Ad ogni modo, ho trovato paradossale questa ansia, tipica dei più Salviniani, nella classe politica di un Paese la cui popolazione è costituita da canadesi con il trattino. Non bisogna dimenticare, infatti, che il Canada è un Paese storicamente di immigrazione. A differenza dell’Italia, che, non scavando troppo a fondo nella storia, è stato un bacino di manovalanza di quasi tutto il mondo per gran parte del ‘900, il Canada è nato, o meglio si è alimentato di quella manovalanza. Il suo popolo conta, oggi, circa 35 milioni di cittadini (un po’ più della metà di quelli italiani!), concentrati nelle città nate lungo il confine con gli Stati Uniti, come Québec City, Montreal, Ottawa, Toronto, Winnipeg, Calgary e Vancouver. E anche se ci si mettesse una vita a limare le differenze tra questi 35 milioni di persone, difficilmente si riuscirebbe ad abbozzare lo stereotipo, almeno esteriore, del canadese medio. Tedesco-canadese, cino-canadese, libano-canadese, russo-canadese. Non che tutti abbiano la doppia cittadinanza, ma molti di quelli che ho conosciuto parlano, oltre all’inglese, la lingua delle loro origini. E ne seguono le tradizioni, riuscendo allo stesso tempo a vivere nel rispetto degli altri.

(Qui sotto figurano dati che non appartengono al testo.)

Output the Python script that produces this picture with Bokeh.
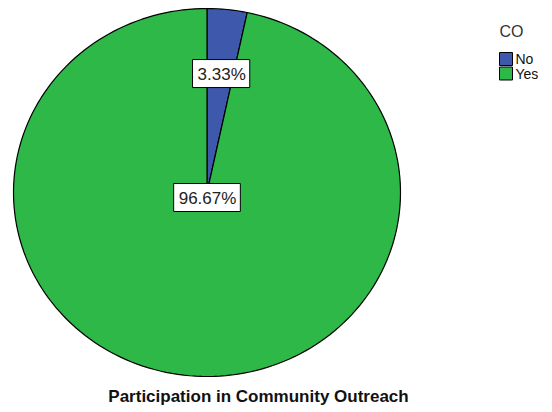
import math
from bokeh.plotting import figure
from bokeh.models import Range1d, ColumnDataSource
from bokeh.core.properties import value
from bokeh.embed import file_html
from bokeh.resources import INLINE

categories = ["No", "Yes"]
percents = [3.33, 96.67]
colors = ["#3E58AC", "#2EB848"]
title_text = "Participation in Community Outreach"
legend_title = "CO"

W, H = 552, 412
cx, cy, rx, ry = 206.5, 192.0, 193.5, 184.0

p = figure(width=W, height=H, output_backend="svg", toolbar_location=None,
           x_range=Range1d(0, W), y_range=Range1d(H, 0), min_border=0)
p.axis.visible = False
p.grid.visible = False
p.outline_line_color = None
p.background_fill_color = "white"
p.border_fill_color = "white"

# wedges (ellipse-shaped, clockwise from top)
total = sum(percents)
xs, ys = [], []
start = 0.0
lab_x, lab_y = [], []
for i, v in enumerate(percents):
    end = start + v / total * 2 * math.pi
    n = max(4, int(200 * (end - start) / (2 * math.pi)) + 2)
    px, py = [cx], [cy]
    for k in range(n + 1):
        t = start + (end - start) * k / n
        px.append(cx + rx * math.sin(t))
        py.append(cy - ry * math.cos(t))
    xs.append(px)
    ys.append(py)
    mid = (start + end) / 2
    if v / total < 0.5:
        lab_x.append(cx + 0.70 * rx * math.sin(mid))
        lab_y.append(cy - 0.65 * ry * math.cos(mid))
    else:
        lab_x.append(cx)
        lab_y.append(cy + 5)
    start = end

src = ColumnDataSource(dict(xs=xs, ys=ys, color=colors))
p.patches("xs", "ys", source=src, fill_color="color", line_color="black", line_width=1.2)

labels = ["%.2f%%" % v for v in percents]
p.text(x=lab_x, y=lab_y, text=labels, text_align="center", text_baseline="middle",
       text_font=value("Liberation Sans"), text_font_size="17px", text_color="#222222",
       background_fill_color="white", border_line_color="black", border_line_width=1,
       padding=[5, 4, 5, 4])

# title
p.text(x=[258], y=[396], text=[title_text], text_align="center", text_baseline="middle",
       text_font=value("Liberation Sans"), text_font_style="bold", text_font_size="17px",
       text_color="#111111")

# legend
p.text(x=[499], y=[31], text=[legend_title], text_align="left", text_baseline="middle",
       text_font=value("Liberation Sans"), text_font_size="16px", text_color="#333333")
leg_y = [58.5, 73.0]
p.rect(x=[505.5] * 2, y=leg_y, width=13, height=13, fill_color=colors, line_color="black", line_width=1)
p.text(x=[515] * 2, y=leg_y, text=categories, text_align="left", text_baseline="middle",
       text_font=value("Liberation Sans"), text_font_size="14px", text_color="#111111")

open("out.html", "w").write(file_html(p, INLINE))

Tra questi, ci sono ovviamente anche gli italo-canadesi. Che da bravi pasticcioni hanno deciso di mettere insieme l’inglese e l’italiano, o meglio i suoi dialetti, per formare una lingua dalle tinte mediterranee e dalla semplicità anglica. Un’operazione di alta ingegneria i cui risultati si possono ascoltare passeggiando lungo le vie della piccola Little Italy di Ottawa, dove ci si può imbattere in capannelli di vecchiette sull’ottantina che si scambiano i saluti della domenica in inglese-napoletano. Al di là degli scherzi, credo che noi italiani, e la nostra classe politica, dobbiamo prendere esempio dall’approccio all’identità dei canadesi. In un mondo in cui sentiamo più spesso la parola globalizzazione dell’inno di Mameli, dobbiamo capire che è ora di voltare pagina.